World War I created a need for more Army Bases along the California coast, and in 1917 Camp Gigling was built to take advantage of mild California weather and an ideal location on the Monterey Bay. The beaches were used for artillery target practice and maneuver training. During the 1930s, a major renovation added barracks, mess halls, and other structural improvements, and in 1940 the camp was officially converted into Fort Ord.

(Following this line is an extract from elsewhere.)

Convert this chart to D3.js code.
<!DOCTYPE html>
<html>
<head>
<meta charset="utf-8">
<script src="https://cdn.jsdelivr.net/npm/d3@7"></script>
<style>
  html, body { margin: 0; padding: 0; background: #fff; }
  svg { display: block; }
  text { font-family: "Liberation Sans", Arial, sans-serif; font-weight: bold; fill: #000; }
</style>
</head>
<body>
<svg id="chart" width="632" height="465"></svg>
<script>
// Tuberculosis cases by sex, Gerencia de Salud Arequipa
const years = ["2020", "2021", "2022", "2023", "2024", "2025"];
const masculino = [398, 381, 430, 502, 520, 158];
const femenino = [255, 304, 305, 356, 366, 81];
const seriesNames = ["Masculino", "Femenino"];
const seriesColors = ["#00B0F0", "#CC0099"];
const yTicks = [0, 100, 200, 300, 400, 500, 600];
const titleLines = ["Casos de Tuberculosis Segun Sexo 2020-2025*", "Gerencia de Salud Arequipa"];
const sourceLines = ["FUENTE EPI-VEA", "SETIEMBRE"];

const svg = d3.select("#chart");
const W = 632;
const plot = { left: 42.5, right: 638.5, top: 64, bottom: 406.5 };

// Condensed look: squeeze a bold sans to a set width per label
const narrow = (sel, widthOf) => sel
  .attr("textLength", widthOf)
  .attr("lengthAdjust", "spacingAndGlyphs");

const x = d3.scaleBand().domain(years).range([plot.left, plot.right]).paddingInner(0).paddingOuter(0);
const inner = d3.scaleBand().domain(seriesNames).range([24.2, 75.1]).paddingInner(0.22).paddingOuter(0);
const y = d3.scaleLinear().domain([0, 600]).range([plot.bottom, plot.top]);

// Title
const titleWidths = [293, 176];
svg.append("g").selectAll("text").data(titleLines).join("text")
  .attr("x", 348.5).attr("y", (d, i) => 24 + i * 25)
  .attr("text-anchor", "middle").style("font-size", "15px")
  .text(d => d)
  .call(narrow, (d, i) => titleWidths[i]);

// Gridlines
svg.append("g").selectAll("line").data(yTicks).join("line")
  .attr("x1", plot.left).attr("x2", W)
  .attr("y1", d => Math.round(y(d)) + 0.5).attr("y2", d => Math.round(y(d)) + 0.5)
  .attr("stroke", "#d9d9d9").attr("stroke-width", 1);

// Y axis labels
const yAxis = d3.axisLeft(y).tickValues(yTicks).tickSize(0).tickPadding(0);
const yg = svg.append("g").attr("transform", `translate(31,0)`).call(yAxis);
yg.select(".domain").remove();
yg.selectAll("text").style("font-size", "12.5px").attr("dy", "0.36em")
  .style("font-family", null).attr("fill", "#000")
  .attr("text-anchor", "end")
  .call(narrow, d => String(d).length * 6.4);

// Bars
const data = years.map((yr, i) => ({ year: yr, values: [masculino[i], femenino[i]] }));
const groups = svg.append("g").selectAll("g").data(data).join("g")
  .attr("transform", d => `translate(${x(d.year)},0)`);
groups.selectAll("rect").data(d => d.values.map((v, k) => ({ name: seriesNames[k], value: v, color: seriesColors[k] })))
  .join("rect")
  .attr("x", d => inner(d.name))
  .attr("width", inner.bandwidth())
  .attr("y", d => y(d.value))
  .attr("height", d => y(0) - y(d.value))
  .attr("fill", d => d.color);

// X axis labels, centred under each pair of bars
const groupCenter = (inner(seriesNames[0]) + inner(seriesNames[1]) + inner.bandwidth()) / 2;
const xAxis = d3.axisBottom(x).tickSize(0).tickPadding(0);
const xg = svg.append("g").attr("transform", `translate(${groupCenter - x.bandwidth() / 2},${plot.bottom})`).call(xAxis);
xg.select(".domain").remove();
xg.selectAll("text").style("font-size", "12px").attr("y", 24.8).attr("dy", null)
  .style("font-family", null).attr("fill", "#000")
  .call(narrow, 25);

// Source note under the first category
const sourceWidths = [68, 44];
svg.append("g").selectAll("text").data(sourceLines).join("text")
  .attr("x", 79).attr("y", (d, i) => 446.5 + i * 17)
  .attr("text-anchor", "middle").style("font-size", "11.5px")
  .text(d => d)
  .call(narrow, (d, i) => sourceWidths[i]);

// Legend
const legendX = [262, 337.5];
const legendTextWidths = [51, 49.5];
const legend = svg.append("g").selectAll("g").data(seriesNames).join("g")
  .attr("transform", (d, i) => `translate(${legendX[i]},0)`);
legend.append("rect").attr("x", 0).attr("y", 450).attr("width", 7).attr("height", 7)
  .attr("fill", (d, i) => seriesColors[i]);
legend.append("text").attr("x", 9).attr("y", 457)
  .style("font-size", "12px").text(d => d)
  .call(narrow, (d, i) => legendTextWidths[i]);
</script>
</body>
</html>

Fort Ord has a long history as a training facility, but its decline began 1990 when the Secretary of State cut back the number of military installations across the nation. Fort Ord officially shut down in 1994. The cessation of military operations meant the beginning of a civilian role, and soon the area was recognized for its wildlife. Fort Ord became a home for a conservation area for the endangered Smith's blue butterfly, the first such area in America dedicated to a specific insect. The endangered Contra Costa goldfields and threatened California tiger salamander are also protected in this area. In 2012, President Obama designated the area The Fort Ord National Monument.
The dunes surrounding the park are covered in beautiful, multicolored vegetation that leads you down the short path to the beach. Fort Ord has a sandy, open shoreline unencumbered by visitors. This is a great place to relax and enjoy a little solitude. Swimming, wading, and water sports are not recommended because of unpredictable rip currents. The parking lot has one picnic table and a portable restroom.